'''
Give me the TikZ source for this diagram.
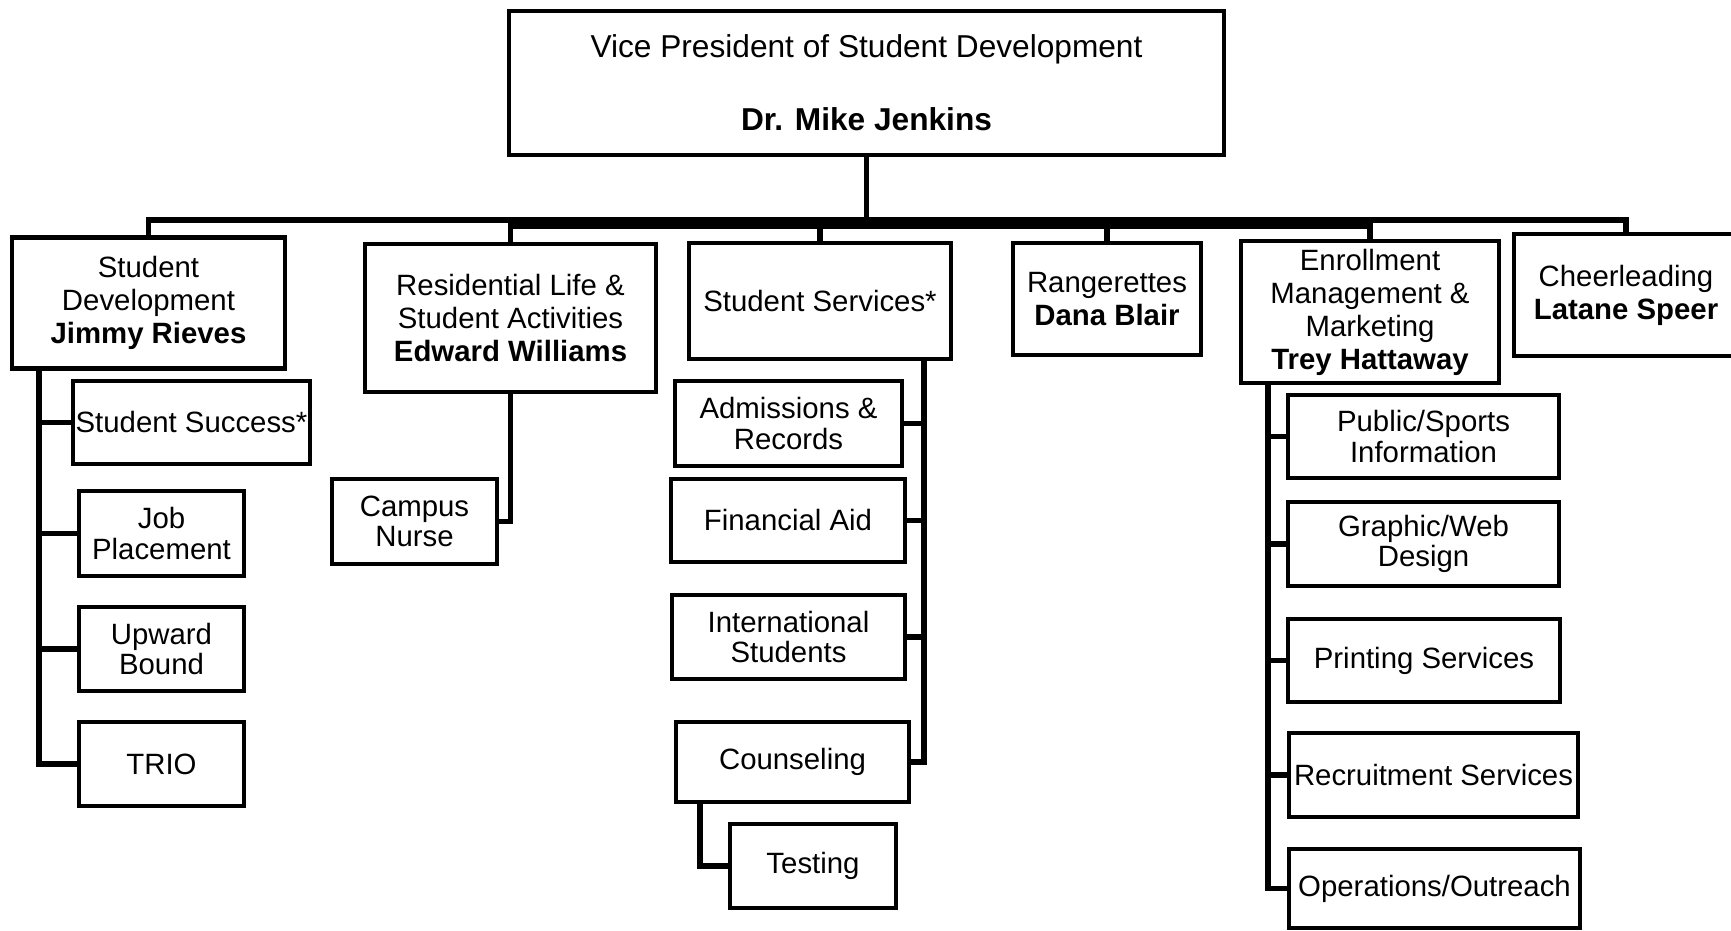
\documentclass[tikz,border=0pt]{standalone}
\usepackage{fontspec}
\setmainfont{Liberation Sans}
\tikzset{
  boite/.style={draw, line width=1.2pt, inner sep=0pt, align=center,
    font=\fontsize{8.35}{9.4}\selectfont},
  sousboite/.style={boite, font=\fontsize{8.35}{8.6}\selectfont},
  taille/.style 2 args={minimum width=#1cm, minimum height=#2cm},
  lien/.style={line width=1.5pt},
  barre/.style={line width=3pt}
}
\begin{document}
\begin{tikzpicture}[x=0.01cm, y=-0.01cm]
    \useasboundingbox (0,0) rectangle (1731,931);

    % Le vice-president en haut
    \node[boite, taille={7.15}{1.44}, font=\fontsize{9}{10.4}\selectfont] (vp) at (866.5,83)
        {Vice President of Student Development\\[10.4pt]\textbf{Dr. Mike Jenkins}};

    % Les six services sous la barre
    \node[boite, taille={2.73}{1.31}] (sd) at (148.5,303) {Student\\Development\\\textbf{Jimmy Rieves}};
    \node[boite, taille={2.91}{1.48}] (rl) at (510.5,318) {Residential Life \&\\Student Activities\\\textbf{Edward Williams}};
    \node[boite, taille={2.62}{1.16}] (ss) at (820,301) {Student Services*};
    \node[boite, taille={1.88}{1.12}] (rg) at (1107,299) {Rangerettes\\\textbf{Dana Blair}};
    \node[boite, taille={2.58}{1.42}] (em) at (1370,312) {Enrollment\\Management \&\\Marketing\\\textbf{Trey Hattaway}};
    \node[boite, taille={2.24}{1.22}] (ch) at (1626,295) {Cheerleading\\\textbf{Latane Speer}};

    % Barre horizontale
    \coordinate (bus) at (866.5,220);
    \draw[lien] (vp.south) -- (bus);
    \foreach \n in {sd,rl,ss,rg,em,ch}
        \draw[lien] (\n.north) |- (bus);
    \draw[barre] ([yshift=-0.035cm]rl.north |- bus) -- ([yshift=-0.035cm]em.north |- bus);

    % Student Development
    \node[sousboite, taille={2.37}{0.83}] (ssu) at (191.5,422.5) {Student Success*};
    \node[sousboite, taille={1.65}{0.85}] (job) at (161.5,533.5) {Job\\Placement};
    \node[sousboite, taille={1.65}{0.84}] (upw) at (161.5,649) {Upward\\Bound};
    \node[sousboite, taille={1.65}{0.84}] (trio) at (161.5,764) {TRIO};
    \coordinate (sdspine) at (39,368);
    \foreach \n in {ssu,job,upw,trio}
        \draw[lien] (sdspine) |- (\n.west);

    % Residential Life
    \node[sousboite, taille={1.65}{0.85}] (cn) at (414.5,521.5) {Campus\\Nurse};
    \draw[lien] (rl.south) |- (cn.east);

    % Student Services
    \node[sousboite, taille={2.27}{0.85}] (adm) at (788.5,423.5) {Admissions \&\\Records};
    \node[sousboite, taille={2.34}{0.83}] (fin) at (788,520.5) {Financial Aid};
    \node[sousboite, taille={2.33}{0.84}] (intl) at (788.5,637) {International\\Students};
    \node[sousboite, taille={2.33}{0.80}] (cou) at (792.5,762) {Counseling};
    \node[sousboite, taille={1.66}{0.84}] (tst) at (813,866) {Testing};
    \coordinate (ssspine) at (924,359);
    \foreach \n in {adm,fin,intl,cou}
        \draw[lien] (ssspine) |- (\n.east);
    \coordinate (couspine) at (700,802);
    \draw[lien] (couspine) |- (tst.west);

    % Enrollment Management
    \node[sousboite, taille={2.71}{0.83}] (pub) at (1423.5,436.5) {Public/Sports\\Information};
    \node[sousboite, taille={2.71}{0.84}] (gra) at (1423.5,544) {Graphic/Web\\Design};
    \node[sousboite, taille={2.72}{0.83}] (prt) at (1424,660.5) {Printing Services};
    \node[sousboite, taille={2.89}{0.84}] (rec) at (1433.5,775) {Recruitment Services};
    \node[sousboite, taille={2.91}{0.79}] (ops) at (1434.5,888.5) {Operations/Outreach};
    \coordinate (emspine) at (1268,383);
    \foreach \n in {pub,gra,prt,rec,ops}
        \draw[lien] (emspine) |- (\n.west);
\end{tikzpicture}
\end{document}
'''
WORK INSTRUCTIONS:
Transcribe the whole listing, character for character, but not its images.

TASK RESPONSE:
Give me the TikZ source for this diagram.
\documentclass[tikz,border=0pt]{standalone}
\usepackage{fontspec}
\setmainfont{Liberation Sans}
\tikzset{
  boite/.style={draw, line width=1.2pt, inner sep=0pt, align=center,
    font=\fontsize{8.35}{9.4}\selectfont},
  sousboite/.style={boite, font=\fontsize{8.35}{8.6}\selectfont},
  taille/.style 2 args={minimum width=#1cm, minimum height=#2cm},
  lien/.style={line width=1.5pt},
  barre/.style={line width=3pt}
}
\begin{document}
\begin{tikzpicture}[x=0.01cm, y=-0.01cm]
    \useasboundingbox (0,0) rectangle (1731,931);

    % Le vice-president en haut
    \node[boite, taille={7.15}{1.44}, font=\fontsize{9}{10.4}\selectfont] (vp) at (866.5,83)
        {Vice President of Student Development\\[10.4pt]\textbf{Dr. Mike Jenkins}};

    % Les six services sous la barre
    \node[boite, taille={2.73}{1.31}] (sd) at (148.5,303) {Student\\Development\\\textbf{Jimmy Rieves}};
    \node[boite, taille={2.91}{1.48}] (rl) at (510.5,318) {Residential Life \&\\Student Activities\\\textbf{Edward Williams}};
    \node[boite, taille={2.62}{1.16}] (ss) at (820,301) {Student Services*};
    \node[boite, taille={1.88}{1.12}] (rg) at (1107,299) {Rangerettes\\\textbf{Dana Blair}};
    \node[boite, taille={2.58}{1.42}] (em) at (1370,312) {Enrollment\\Management \&\\Marketing\\\textbf{Trey Hattaway}};
    \node[boite, taille={2.24}{1.22}] (ch) at (1626,295) {Cheerleading\\\textbf{Latane Speer}};

    % Barre horizontale
    \coordinate (bus) at (866.5,220);
    \draw[lien] (vp.south) -- (bus);
    \foreach \n in {sd,rl,ss,rg,em,ch}
        \draw[lien] (\n.north) |- (bus);
    \draw[barre] ([yshift=-0.035cm]rl.north |- bus) -- ([yshift=-0.035cm]em.north |- bus);

    % Student Development
    \node[sousboite, taille={2.37}{0.83}] (ssu) at (191.5,422.5) {Student Success*};
    \node[sousboite, taille={1.65}{0.85}] (job) at (161.5,533.5) {Job\\Placement};
    \node[sousboite, taille={1.65}{0.84}] (upw) at (161.5,649) {Upward\\Bound};
    \node[sousboite, taille={1.65}{0.84}] (trio) at (161.5,764) {TRIO};
    \coordinate (sdspine) at (39,368);
    \foreach \n in {ssu,job,upw,trio}
        \draw[lien] (sdspine) |- (\n.west);

    % Residential Life
    \node[sousboite, taille={1.65}{0.85}] (cn) at (414.5,521.5) {Campus\\Nurse};
    \draw[lien] (rl.south) |- (cn.east);

    % Student Services
    \node[sousboite, taille={2.27}{0.85}] (adm) at (788.5,423.5) {Admissions \&\\Records};
    \node[sousboite, taille={2.34}{0.83}] (fin) at (788,520.5) {Financial Aid};
    \node[sousboite, taille={2.33}{0.84}] (intl) at (788.5,637) {International\\Students};
    \node[sousboite, taille={2.33}{0.80}] (cou) at (792.5,762) {Counseling};
    \node[sousboite, taille={1.66}{0.84}] (tst) at (813,866) {Testing};
    \coordinate (ssspine) at (924,359);
    \foreach \n in {adm,fin,intl,cou}
        \draw[lien] (ssspine) |- (\n.east);
    \coordinate (couspine) at (700,802);
    \draw[lien] (couspine) |- (tst.west);

    % Enrollment Management
    \node[sousboite, taille={2.71}{0.83}] (pub) at (1423.5,436.5) {Public/Sports\\Information};
    \node[sousboite, taille={2.71}{0.84}] (gra) at (1423.5,544) {Graphic/Web\\Design};
    \node[sousboite, taille={2.72}{0.83}] (prt) at (1424,660.5) {Printing Services};
    \node[sousboite, taille={2.89}{0.84}] (rec) at (1433.5,775) {Recruitment Services};
    \node[sousboite, taille={2.91}{0.79}] (ops) at (1434.5,888.5) {Operations/Outreach};
    \coordinate (emspine) at (1268,383);
    \foreach \n in {pub,gra,prt,rec,ops}
        \draw[lien] (emspine) |- (\n.west);
\end{tikzpicture}
\end{document}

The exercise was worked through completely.